Mix of tools for diy works

Triumphing Over Watercooling Woes With DIY Solutions

Personal By Feb 15, 2024 No Comments

Sometimes, days just don’t go as they’re planned.

Short Version

What did you get up to on the weekend Ryan?

“Oh, I repaired a waterblock in my desktop PC”

Long Version

I have a few hobbies, mostly extensions of things I was interested in when I was younger, but with a little more disposable income, sometimes the money spent on hobbies goes a little silly. Take my computer for example. Some of the most powerful parts you could get in ~2020, and I crammed it all into a small form factor case with a custom hard-line water loop and two radiators.

For those out there who are possibly still gob-smacked that anyone would put water inside a computer, a hard-line water loop uses rigid tubing to connect the various water-cooling components within the computer to each other. In my system, the tubing is PETG. The PETG tubing comes in 500mm straight lengths, and the tubing is cut to length and bent into shape with a heat gun and a mandrel to create the desired shape.

System Specs (click to expand)

For anyone interested, the current incarnation of my system is:

  • Ryzen 5950x
  • Aorus X570Si
  • Aorus Radeon 6900xt Waterforce
  • 64gb G.Skill Trident Neo Z
  • ROG 1000w SFX-L PSU
  • Corsair 280mm top radiator with Be Quiet Silent Wings Pro 4 fans
  • Aliexpress 240mm super thin (17mm) side radiator with Noctua A12x15 fans
  • Liquid Extasy X570i motherboard block modified to fit the X570Si
  • Alphacool Eisstation 40 DC-LT and DC-LT 2600 pump
  • Lian Li Q58 case

I’m sure you’re thinking what almost everyone always tells me. Water and electricity don’t mix. I know. I’ve already killed one motherboard after a misstep in my build. A very expensive lesson learned.

So when I was writing up some code early Saturday morning, the pump in my computer all of a sudden started to make a horrible noise. I quickly checked and there was no water in there. Odd. I grabbed my water filler and topped it up. Then I topped it up more. Still More.

The initial panic set in when, while adding more and more water to the loop, I was unaware of the potentially disastrous leak sprouting from the other side of the case. That’s when I realised there was water all over my desk. There was a leak.

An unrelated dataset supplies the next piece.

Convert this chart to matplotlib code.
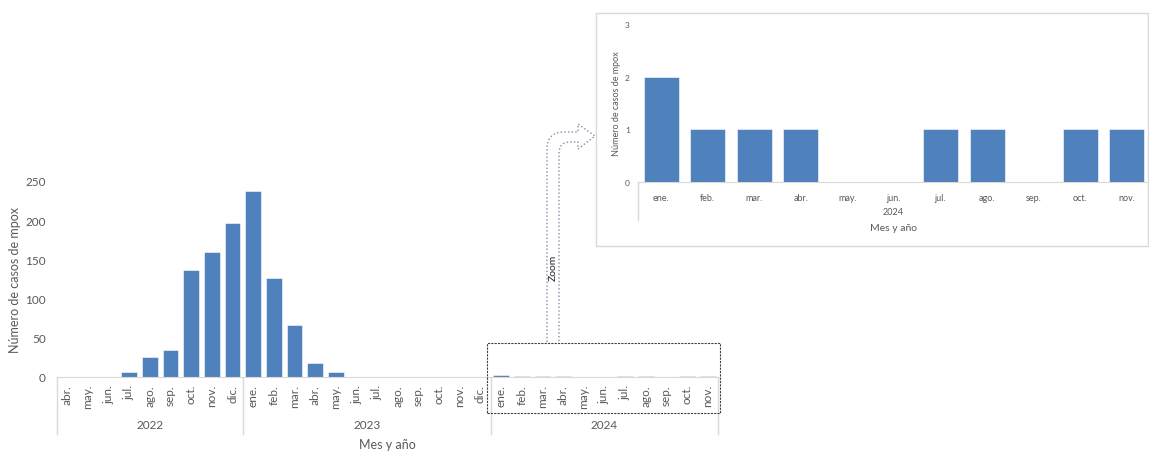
import numpy as np
import matplotlib.pyplot as plt
from matplotlib.patches import Rectangle, PathPatch
from matplotlib.path import Path
from matplotlib import transforms

plt.rcParams['font.family'] = ['Lato', 'DejaVu Sans']

# datos: casos de mpox por mes
meses_2022 = ['abr.', 'may.', 'jun.', 'jul.', 'ago.', 'sep.', 'oct.', 'nov.', 'dic.']
casos_2022 = [0, 0, 0, 6, 26, 35, 137, 159, 197]
meses_2023 = ['ene.', 'feb.', 'mar.', 'abr.', 'may.', 'jun.', 'jul.', 'ago.', 'sep.', 'oct.', 'nov.', 'dic.']
casos_2023 = [237, 126, 66, 18, 6, 0, 0, 0, 0, 0, 0, 0]
meses_2024 = ['ene.', 'feb.', 'mar.', 'abr.', 'may.', 'jun.', 'jul.', 'ago.', 'sep.', 'oct.', 'nov.']
casos_2024 = [2, 1, 1, 1, 0, 0, 1, 1, 0, 1, 1]
anios = ['2022', '2023', '2024']
main_yticks = [0, 50, 100, 150, 200, 250]
zoom_yticks = [0, 1, 2, 3]

W, H = 1149, 452
BLUE = '#4F81BD'
GRAY = '#595959'
LINE = '#D9D9D9'


def fx(x):
    return x / W


def fy(y):
    return 1 - y / H


fig = plt.figure(figsize=(W / 100, H / 100), dpi=100)

# ---- grafico principal ----
labels = meses_2022 + meses_2023 + meses_2024
values = casos_2022 + casos_2023 + casos_2024
n = len(labels)
ax = fig.add_axes([fx(57), fy(378), fx(718) - fx(57), fy(182) - fy(378)])
x = np.arange(n)
ax.bar(x, values, width=0.76, color=BLUE, edgecolor='white', linewidth=0.4)
ax.set_xlim(-0.5, n - 0.5)
ax.set_ylim(0, 250)
ax.set_yticks(main_yticks)
ax.set_xticks(x)
ax.set_xticklabels(labels, rotation=90, fontsize=8.5, color=GRAY)
ax.tick_params(axis='y', length=0, labelsize=8.5, labelcolor=GRAY, pad=8)
ax.tick_params(axis='x', length=0, pad=5)
for s in ['top', 'right', 'left']:
    ax.spines[s].set_visible(False)
ax.spines['bottom'].set_color(LINE)
ax.set_ylabel('Número de casos de mpox', fontsize=9, color=GRAY, labelpad=3)
ax.patch.set_alpha(0)

tr = transforms.blended_transform_factory(ax.transData, fig.transFigure)
sizes = [len(meses_2022), len(meses_2023), len(meses_2024)]
start = 0
for anio, sz in zip(anios, sizes):
    ax.plot([start - 0.5, start - 0.5], [fy(378), fy(435)], color=LINE, lw=1,
            transform=tr, clip_on=False)
    ax.text(start + (sz - 1) / 2, fy(426), anio, transform=tr, ha='center',
            va='center', fontsize=8.5, color=GRAY)
    start += sz
ax.plot([n - 0.5, n - 0.5], [fy(378), fy(435)], color=LINE, lw=1, transform=tr, clip_on=False)
fig.text(fx(387), fy(445), 'Mes y año', ha='center', va='center', fontsize=9, color=GRAY)

# recuadro de zoom
fig.patches.append(Rectangle((fx(487), fy(414)), fx(720) - fx(487), fy(344) - fy(414),
                             transform=fig.transFigure, fill=False, ec='#404040',
                             ls=(0, (2, 1)), lw=0.8))

# flecha
pts = [(547, 343), (547, 150), (547, 133), (564, 133), (578, 133), (578, 125),
       (595, 137), (578, 150), (578, 143), (570, 143), (559, 143), (559, 154), (559, 343)]
codes = [Path.MOVETO, Path.LINETO, Path.CURVE3, Path.CURVE3, Path.LINETO, Path.LINETO,
         Path.LINETO, Path.LINETO, Path.LINETO, Path.LINETO, Path.CURVE3, Path.CURVE3, Path.LINETO]
arrow = Path([(fx(a), fy(b)) for a, b in pts], codes)
fig.patches.append(PathPatch(arrow, transform=fig.transFigure, fill=False,
                             ec='#7F8FA6', ls=':', lw=1))
fig.text(fx(553), fy(268), 'Zoom', rotation=90, ha='center', va='center',
         fontsize=7.5, color='#262626')

# ---- grafico ampliado 2024 ----
fig.patches.append(Rectangle((fx(596), fy(247)), fx(1148) - fx(596), fy(14) - fy(247),
                             transform=fig.transFigure, fc='white', ec=LINE, lw=1, zorder=-5))
ax2 = fig.add_axes([fx(638), fy(183), fx(1150) - fx(638), fy(25) - fy(183)])
ax2.set_zorder(5)
x2 = np.arange(len(meses_2024))
ax2.bar(x2, casos_2024, width=0.75, color=BLUE, edgecolor='white', linewidth=0.4)
ax2.set_xlim(-0.5, len(meses_2024) - 0.5)
ax2.set_ylim(0, 3)
ax2.set_yticks(zoom_yticks)
ax2.set_xticks(x2)
ax2.set_xticklabels(meses_2024, fontsize=6.5, color=GRAY)
ax2.tick_params(axis='y', length=0, labelsize=6, labelcolor=GRAY, pad=6)
ax2.tick_params(axis='x', length=0, pad=8)
for s in ['top', 'right', 'left']:
    ax2.spines[s].set_visible(False)
ax2.spines['bottom'].set_color(LINE)
ax2.set_ylabel('Número de casos de mpox', fontsize=6.5, color=GRAY, labelpad=3)
ax2.patch.set_alpha(0)
ax2.plot([fx(638), fx(638)], [fy(183), fy(221)], color=LINE, lw=1,
         transform=fig.transFigure, clip_on=False)
fig.text(fx(893), fy(213), '2024', ha='center', va='center', fontsize=6.5, color=GRAY)
fig.text(fx(893), fy(229), 'Mes y año', ha='center', va='center', fontsize=7.5, color=GRAY)

fig.savefig('out.png', dpi=100)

Luckily things were still running and I was able to shut the system down without any damage, which was incredibly lucky, finding a suitable small form factor replacement for would have been painfully expensive, given nearly 4-year-old high end parts, particularly small form factor, can be hard to find – something I was keen to avoid.

After quick investigation, I realised it was the motherboard block. A part from a boutique water cooling supplier in Germany, which had an 8-month wait time from the initial order. This isn’t something I was going to be able to replace easily.

What I suspect has happened, is that water has seeped between the layers of the plexiglass, and over time the pressure of expanding liquid between the layers has placed excessive pressure on the top layer which has caused it to crack.

Why I think this is the case, when I pulled the block apart, the top panel with the logo on it had a loose screw. This is probably my fault as I accidentally dropped some swarf when I was preparing the piping into the inlet of the block which I couldn’t coax out. So I removed the top cover, grabbed the swarf and put everything back together.

At first I considered repairing with a combination of glue and plastic welding, but as the cracks run to the inlet port, it would be practically impossible to get a good seal around that area. The solution? Make a new top cover.

I originally started drawing a template up in AutoCAD, however I decided in the end it was smarter to use the broken top plate as a template directly on the new plexiglass.

I started by drilling the holes with my drill press for the screws that secure the top plate and sandwich the two layers of plexi to the copper block. I then moved onto the four larger holes which the screws pass through to fix the copper block to the backing plate. Finally, I added the inlet and outlet port, drilling first to 11mm and then creating a 1/4 BSP thread using a tapping tool.

The hardware didn’t have the correct thickness in stock, so I picked up 8mm (instead of 5mm) thick plexi which required a slight change in approach when it came to fixing the plates together. I opted for a longer M3 x 20mm button head screw and washer instead of the 15mm countersunk screws originally used. I had to cut down 3 screws back to 18mm that protruded into recesses for components, which was a simple job with a vice and angle grinder.

It wasn’t all smooth sailing though, with a few failures as a result of trying different ideas and methods to get to the final product. After a lot of trial and error, it was third time lucky. The end result. No leaks!

But what does this have to do with the workplace? Well, nothing directly, but if there is anything to take from this, it’s be prepared for plans to change. Don’t panic. You can solve anything with the right tools, good planning, and some patience. The skills and mindset developed through hobbies and personal projects can be invaluable professionally, allowing you to develop flexibility, resourcefulness and perseverance to face any challenge.